Analysis of Henry James’s The Real Thing

One of Henry James’s most anthologized stories, The Real Thing was first published on April 16, 1892, in Black and White and later reprinted in the New York edition of James’s works (1909), a comprehensive, multivolume collection of James’s works. In this short tale, a nameless painter narrates his encounter with Major and Mrs. Monarch, impoverished gentlefolk who want to model for him in order to earn money. They are well acquainted with the high society the narrator depicts in his illustrations. It turns out, however, that having the “real thing” to paint from is a disadvantage; the painter returns to Miss Churm, a Cockney, and Oronte, an Italian ice vendor, as the models of his choice because somehow the Monarchs ruin his imaginative faculties and he is in danger of losing some of his contracted work. Although (or possibly because) they are used merely for appearance, they have a way of reasserting their large presence in his pictures that ruins the perspectivist proportions. The painter’s friend Jack Hawley, a “good counsel” who indulges in artistic jargon and clichés, advises him to dismiss the couple. In the memorable final scene, hierarchy is inverted in the studio when the aristocratic couple serve tea to the painter and his lower-class models, a humiliation they endure with surprising dignity before being given “a sum of money to go away.” Unable to paint Mrs. Monarch’s epiphanic “glance,” the narrator suffers “a permanent harm” done to his painterly craft, yet he is “content to have paid the price—for the memory.”

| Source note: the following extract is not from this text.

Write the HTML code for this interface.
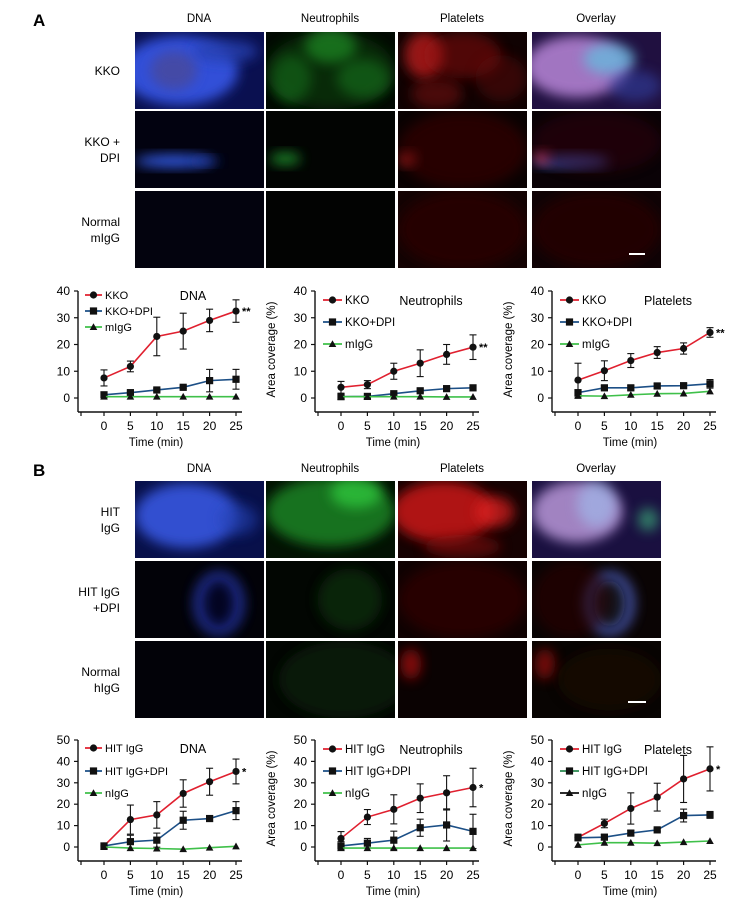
<!DOCTYPE html>
<html><head><meta charset="utf-8"><style>
body{margin:0;background:#fff}
svg{display:block;font-family:"Liberation Sans Narrow","Liberation Sans",sans-serif}
</style></head><body>
<svg id="fig" width="740" height="903" viewBox="0 0 740 903" xmlns="http://www.w3.org/2000/svg">
<defs>
<filter id="blur" x="-50%" y="-50%" width="200%" height="200%"><feGaussianBlur stdDeviation="6"/></filter>
<filter id="blur2" x="-50%" y="-50%" width="200%" height="200%"><feGaussianBlur stdDeviation="2"/></filter>
<clipPath id="c0"><rect x="0" y="0" width="129" height="77"/></clipPath>
</defs>
<text x="33" y="26" font-size="17" font-weight="bold" font-family="Liberation Sans">A</text>
<text x="33" y="476" font-size="17" font-weight="bold" font-family="Liberation Sans">B</text>
<g id="imgs"></g>
<g id="charts"></g>
</svg>
<script>
// ---------- chart data ----------
const times = [0, 5, 10, 15, 20, 25];
const xTicks = ["0", "5", "10", "15", "20", "25"];
const yTicksA = [0, 10, 20, 30, 40];
const yTicksB = [0, 10, 20, 30, 40, 50];

const aDnaKKO = [7.5, 11.8, 23, 25, 29, 32.5];
const aDnaKKOErr = [3, 2, 7.2, 6.7, 4.2, 4.2];
const aDnaDPI = [1.2, 2, 3, 4, 6.5, 7];
const aDnaDPIErr = [0.5, 0.5, 0.5, 0.5, 4.2, 3.7];
const aDnaIgG = [0.5, 0.5, 0.5, 0.5, 0.5, 0.5];

const aNeuKKO = [4, 5, 10, 13, 16.3, 19];
const aNeuKKOErr = [2.2, 1.5, 3, 5, 3.7, 4.6];
const aNeuDPI = [0.5, 0.6, 1.6, 2.7, 3.5, 3.8];
const aNeuDPIErr = [0.3, 0.3, 0.5, 0.6, 0.5, 0.5];
const aNeuIgG = [0.5, 0.5, 0.5, 0.5, 0.4, 0.4];

const aPltKKO = [6.7, 10.2, 14, 17, 18.5, 24.5];
const aPltKKOErr = [6.3, 3.7, 2.6, 2.2, 2.1, 1.8];
const aPltDPI = [2, 3.8, 3.8, 4.5, 4.6, 5.3];
const aPltDPIErr = [0.5, 0.8, 0.8, 0.8, 0.8, 1.6];
const aPltIgG = [0.8, 0.7, 1.2, 1.6, 1.7, 2.5];

const bDnaHIT = [0.5, 12.8, 15, 25, 30.5, 35.3];
const bDnaHITErr = [0.3, 6.8, 6.2, 6.4, 6.3, 5.8];
const bDnaDPI = [0.5, 2.5, 3.2, 12.5, 13.3, 17];
const bDnaDPIErr = [0.3, 3, 3.3, 4.2, 1.2, 4.2];
const bDnaIgG = [0, -0.5, -0.7, -1, -0.3, 0.3];

const bNeuHIT = [4, 14, 17.6, 22.8, 25.3, 27.8];
const bNeuHITErr = [3.2, 3.5, 6.8, 6.7, 8, 9];
const bNeuDPI = [0.5, 1.8, 3.2, 9, 10.3, 7.3];
const bNeuDPIErr = [2, 2.2, 4.2, 4, 7.5, 8];
const bNeuIgG = [-0.5, -0.5, -0.5, -0.5, -0.5, -0.5];

const bPltHIT = [4.5, 11, 18, 23.3, 31.8, 36.5];
const bPltHITErr = [1.5, 2, 7.3, 6.5, 11, 10.3];
const bPltDPI = [4.3, 4.6, 6.5, 8, 14.7, 15];
const bPltDPIErr = [1.2, 1.2, 1.2, 0.6, 3, 1.6];
const bPltIgG = [1, 2, 2, 1.8, 2.3, 2.8];

const NS = "http://www.w3.org/2000/svg";
function mk(tag, attrs, parent, txt){
  const e = document.createElementNS(NS, tag);
  for (const k in attrs) e.setAttribute(k, attrs[k]);
  if (txt !== undefined) e.textContent = txt;
  parent.appendChild(e);
  return e;
}
const RED = "#e0202f", BLUE = "#1c4f86", GREEN = "#3fc04a";

function marker(g, shape, x, y){
  let m;
  if (shape === "circle") m = mk("circle", {cx:x, cy:y, r:3.6, fill:"#111"}, g);
  else if (shape === "square") m = mk("rect", {x:x-3.6, y:y-3.6, width:7.2, height:7.2, fill:"#111"}, g);
  else m = mk("polygon", {points:`${x},${y-3.8} ${x+3.8},${y+3} ${x-3.8},${y+3}`, fill:"#111"}, g);
  return m;
}

function chart(id, axX, y0, yTop, ymax, yticks, title, sig, series, legendYs){
  const g = mk("g", {}, document.getElementById("charts"));
  
  
  const xS = t => axX + 26 + t / 25 * 132;
  const yS = v => y0 - v / ymax * (y0 - yTop);
  const bottom = y0 + 14;
  const left = axX < 100;
  const ya = mk("line", {x1:axX, y1:yTop, x2:axX, y2:bottom, stroke:"#111", "stroke-width":1.4}, g);
  
  
  const xa = mk("line", {x1:axX, y1:bottom, x2:axX+164, y2:bottom, stroke:"#111", "stroke-width":1.4}, g);
  
  
  yticks.forEach(v => {
    mk("line", {x1:axX-4, y1:yS(v), x2:axX, y2:yS(v), stroke:"#111", "stroke-width":1.2}, g);
    const t = mk("text", {x:axX-8, y:yS(v)+4, "text-anchor":"end", "font-size":12}, g, String(v));
    
    
  });
  mk("line", {x1:axX+3, y1:bottom, x2:axX+3, y2:bottom+4, stroke:"#111", "stroke-width":1.2}, g);
  times.forEach((tm, i) => {
    mk("line", {x1:xS(tm), y1:bottom, x2:xS(tm), y2:bottom+4, stroke:"#111", "stroke-width":1.2}, g);
    const t = mk("text", {x:xS(tm), y:bottom+18, "text-anchor":"middle", "font-size":12}, g, xTicks[i]);
    
    
  });
  const xt = mk("text", {x:axX+78, y:bottom+34, "text-anchor":"middle", "font-size":11.5}, g, "Time (min)");
  
  
  if (!left){
    const cy = (yTop + y0) / 2 + 5;
    const yt = mk("text", {x:axX-40, y:cy, "text-anchor":"middle", "font-size":11.5, transform:`rotate(-90 ${axX-40} ${cy})`}, g, "Area coverage (%)");
    
    
  }
  const tt = mk("text", {x:axX+(left?115:116), y:legendYs[0]+5, "text-anchor":"middle", "font-size":12.5}, g, title);
  
  
  series.forEach((s, si) => {
    const sg = mk("g", {}, g);
    
    
    const pts = s.vals.map((v, i) => xS(times[i]) + "," + yS(v)).join(" ");
    mk("polyline", {points:pts, fill:"none", stroke:s.color, "stroke-width":1.6}, sg);
    s.vals.forEach((v, i) => {
      const x = xS(times[i]);
      if (s.err){
        const e = s.err[i];
        mk("line", {x1:x, y1:yS(v+e), x2:x, y2:yS(v-e), stroke:"#111", "stroke-width":1.1}, sg);
        mk("line", {x1:x-3.5, y1:yS(v+e), x2:x+3.5, y2:yS(v+e), stroke:"#111", "stroke-width":1.1}, sg);
        mk("line", {x1:x-3.5, y1:yS(v-e), x2:x+3.5, y2:yS(v-e), stroke:"#111", "stroke-width":1.1}, sg);
      }
      const m = marker(sg, s.shape, x, yS(v));
      
      
    });
    const ly = legendYs[si];
    const lg = mk("g", {}, g);
    
    
    const l0 = left ? 7 : 8, l1 = left ? 24 : 27;
    mk("line", {x1:axX+l0, y1:ly, x2:axX+l1, y2:ly, stroke:s.legColor||s.color, "stroke-width":1.8}, lg);
    marker(lg, s.shape, axX+(l0+l1)/2, ly);
    mk("text", {x:axX+(left?27:30), y:ly+4, "font-size":left?11:11.5}, lg, s.name);
  });
  const last = series[0].vals[5];
  const st = mk("text", {x:xS(25)+6, y:yS(last)+4, "font-size":11, "font-weight":"bold"}, g, sig);
  
  
}

chart("chart-a-dna", 78, 398, 291, 40, yTicksA, "DNA", "**", [
  {name:"KKO", vals:aDnaKKO, err:aDnaKKOErr, color:RED, shape:"circle"},
  {name:"KKO+DPI", vals:aDnaDPI, err:aDnaDPIErr, color:BLUE, shape:"square"},
  {name:"mIgG", vals:aDnaIgG, color:GREEN, shape:"tri"}], [295, 311, 327]);
chart("chart-a-neutrophils", 315, 398, 291, 40, yTicksA, "Neutrophils", "**", [
  {name:"KKO", vals:aNeuKKO, err:aNeuKKOErr, color:RED, shape:"circle"},
  {name:"KKO+DPI", vals:aNeuDPI, err:aNeuDPIErr, color:BLUE, shape:"square"},
  {name:"mIgG", vals:aNeuIgG, color:GREEN, shape:"tri"}], [300, 322, 344]);
chart("chart-a-platelets", 552, 398, 291, 40, yTicksA, "Platelets", "**", [
  {name:"KKO", vals:aPltKKO, err:aPltKKOErr, color:RED, shape:"circle"},
  {name:"KKO+DPI", vals:aPltDPI, err:aPltDPIErr, color:BLUE, shape:"square"},
  {name:"mIgG", vals:aPltIgG, color:GREEN, shape:"tri"}], [300, 322, 344]);
chart("chart-b-dna", 78, 847, 740, 50, yTicksB, "DNA", "*", [
  {name:"HIT IgG", vals:bDnaHIT, err:bDnaHITErr, color:RED, shape:"circle"},
  {name:"HIT IgG+DPI", vals:bDnaDPI, err:bDnaDPIErr, color:BLUE, shape:"square"},
  {name:"nIgG", vals:bDnaIgG, color:GREEN, shape:"tri"}], [748, 771, 793]);
chart("chart-b-neutrophils", 315, 847, 740, 50, yTicksB, "Neutrophils", "*", [
  {name:"HIT IgG", vals:bNeuHIT, err:bNeuHITErr, color:RED, shape:"circle"},
  {name:"HIT IgG+DPI", vals:bNeuDPI, err:bNeuDPIErr, color:BLUE, shape:"square"},
  {name:"nIgG", vals:bNeuIgG, color:GREEN, shape:"tri"}], [749, 771, 793]);
chart("chart-b-platelets", 552, 847, 740, 50, yTicksB, "Platelets", "*", [
  {name:"HIT IgG", vals:bPltHIT, err:bPltHITErr, color:RED, shape:"circle"},
  {name:"HIT IgG+DPI", vals:bPltDPI, err:bPltDPIErr, color:BLUE, legColor:"#2a8a50", shape:"square"},
  {name:"nIgG", vals:bPltIgG, color:GREEN, legColor:"#111", shape:"tri"}], [749, 771, 793]);

// ---------- microscopy panels ----------
const imgs = document.getElementById("imgs");
const colX = [135, 266, 398, 532];
const colNames = ["DNA", "Neutrophils", "Platelets", "Overlay"];
function panelSet(key, headY, rowYs, rowLabels, specs){
  colNames.forEach((c, i) => {
    const t = mk("text", {x:colX[i]+64, y:headY, "text-anchor":"middle", "font-size":11.5}, imgs, c);
    
    
  });
  rowYs.forEach((ry, r) => {
    const lines = rowLabels[r];
    const mid = ry + 39;
    lines.forEach((ln, k) => {
      const t = mk("text", {x:120, y:mid + 4 + (k - (lines.length-1)/2) * 16, "text-anchor":"end", "font-size":12}, imgs, ln);
      
      
    });
    colX.forEach((cx, ci) => {
      const g = mk("g", {transform:`translate(${cx},${ry})`, "clip-path":"url(#c0)"}, imgs);
      
      
      const sp = specs[r][ci];
      mk("rect", {x:0, y:0, width:129, height:77, fill:sp[0]}, g);
      sp.slice(1).forEach(b => {
        mk("ellipse", {cx:b[0]*129, cy:b[1]*77, rx:b[2]*129, ry:b[3]*77, fill:b[4], opacity:b[5], filter:b[6]?"url(#blur2)":"url(#blur)"}, g);
      });
    });
  });
}
panelSet("a", 22, [32, 111, 191], [["KKO"], ["KKO +", "DPI"], ["Normal", "mIgG"]], [
  [["#0a1050", [0.35,0.5,0.45,0.45,"#3050d8",1], [0.7,0.25,0.25,0.15,"#2840b0",0.8], [0.3,0.5,0.18,0.25,"#4a4a9a",0.8]],
   ["#020a02", [0.5,0.2,0.2,0.2,"#30e040",0.8], [0.2,0.6,0.15,0.3,"#20b030",0.6], [0.75,0.6,0.2,0.25,"#28c038",0.6], [0.5,0.5,0.5,0.5,"#0c4010",0.6]],
   ["#100202", [0.2,0.3,0.15,0.3,"#d02020",0.7], [0.5,0.3,0.3,0.3,"#901010",0.5], [0.8,0.6,0.2,0.3,"#701010",0.4], [0.3,0.8,0.2,0.2,"#a01515",0.4]],
   ["#201040", [0.35,0.45,0.4,0.4,"#b080d0",0.9], [0.6,0.35,0.2,0.2,"#60c0e0",0.7], [0.8,0.7,0.2,0.2,"#3040a0",0.6]]],
  [["#020210", [0.3,0.65,0.3,0.08,"#3058e0",1], [0.55,0.65,0.1,0.05,"#2040b0",0.8]],
   ["#020402", [0.15,0.62,0.12,0.08,"#20a030",0.8]],
   ["#0a0202", [0.08,0.62,0.06,0.08,"#ff3030",0.9], [0.5,0.5,0.5,0.5,"#3a0606",0.6]],
   ["#0a0206", [0.3,0.65,0.3,0.08,"#4060d0",0.9], [0.08,0.6,0.06,0.08,"#ff4060",0.8], [0.5,0.4,0.5,0.4,"#300608",0.5]]],
  [["#03030e"], ["#020302"], ["#140303", [0.5,0.5,0.5,0.5,"#2a0505",0.8]], ["#100305", [0.5,0.5,0.5,0.5,"#280606",0.8]]]
]);
panelSet("b", 472, [481, 561, 641], [["HIT", "IgG"], ["HIT IgG", "+DPI"], ["Normal", "hIgG"]], [
  [["#08104a", [0.4,0.45,0.4,0.42,"#3050d0",1], [0.8,0.5,0.15,0.2,"#2040b0",0.6]],
   ["#031203", [0.5,0.4,0.5,0.45,"#1c8a28",0.8], [0.7,0.15,0.2,0.2,"#30d040",0.7]],
   ["#160202", [0.35,0.4,0.4,0.4,"#c01818",0.9], [0.75,0.4,0.15,0.2,"#e02020",0.7], [0.5,0.85,0.3,0.15,"#800a0a",0.6]],
   ["#1a1040", [0.35,0.4,0.35,0.4,"#b090d0",0.9], [0.5,0.3,0.15,0.3,"#a0c0f0",0.6], [0.9,0.5,0.08,0.15,"#40c080",0.6]]],
  [["#020208", [0.65,0.55,0.2,0.42,"#2838b0",0.8], [0.65,0.55,0.12,0.3,"#050515",0.9]],
   ["#020602", [0.65,0.5,0.25,0.4,"#0c3010",0.7]],
   ["#100202", [0.5,0.5,0.5,0.5,"#300505",0.7]],
   ["#0a0404", [0.6,0.55,0.2,0.42,"#5060c0",0.8], [0.6,0.55,0.12,0.3,"#080810",0.9], [0.3,0.5,0.3,0.5,"#2a0606",0.6]]],
  [["#020208"], ["#020602", [0.6,0.5,0.5,0.5,"#0a200a",0.7]], ["#0a0202", [0.1,0.3,0.08,0.2,"#a01010",0.8]], ["#080402", [0.1,0.3,0.08,0.2,"#a01010",0.7], [0.6,0.5,0.4,0.4,"#1a1006",0.6]]]
]);
const sb1 = mk("rect", {x:629, y:253, width:16, height:2, fill:"#fff"}, imgs);


const sb2 = mk("rect", {x:628, y:701, width:18, height:2, fill:"#fff"}, imgs);


</script>
</body></html>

Henry James/The New Yorker

Critics have seen this story as a central document for the study of American realism and the issue of art imitating life. Susan Bazargan and others have pointed out that the Monarchs are empty symbols who lack the real power of aristocracy. Much has been written about the constraints of bourgeois economics and about representation in the context of 19th-century capitalism. Structuralist semiotics—the analysis of fiction in terms of literary conventions—and Lacanian psychoanalysis also have been applied successfully to this tale in which the painter/narrator’s grasp on reality proves so elusive. David Toor’s claim that the painter is an unreliable narrator has increased the ambiguity of interpretation but also made possible a comparison of visual as opposed to verbal information and other approaches that discuss the center of consciousness as negotiating between the two roles of painter and narrator. The fact that he is a mediocre artist sheds a more positive light on the humiliated Monarchs, who can, as Sämi Ludwig claims, in turn be associated with the superiority of a Christian kind of moral nobility. Moreover, James dramatizes their marriage as a genuine relationship, as a private matter between human minds that cannot be separated from the other characters who interact with them.

BIBLIOGRAPHY
Bazargan, Susan. “Representation and Ideology in ‘The Real Thing.’ ” Henry James Review 12 (1991): 133–137.
James, Henry. “The Real Thing.” In The Novels and Tales of Henry James. Vol. 18. New York: Scribner, 1909.
Ludwig, Sämi. “ ‘We Should Like to Make It Pay’: Money, Power, and the Representation of Reality in Henry James’s ‘The Real Thing.’ ” In Reenvisioning the Short Story since 1890, edited by Abby Werlock and Alfred Bendixen. Tuscaloosa: University of Alabama Press, 2001.
Toor, David. “Narrative Irony in Henry James’s ‘The Real Thing.’ ” University Review 34 (1967): 95–99.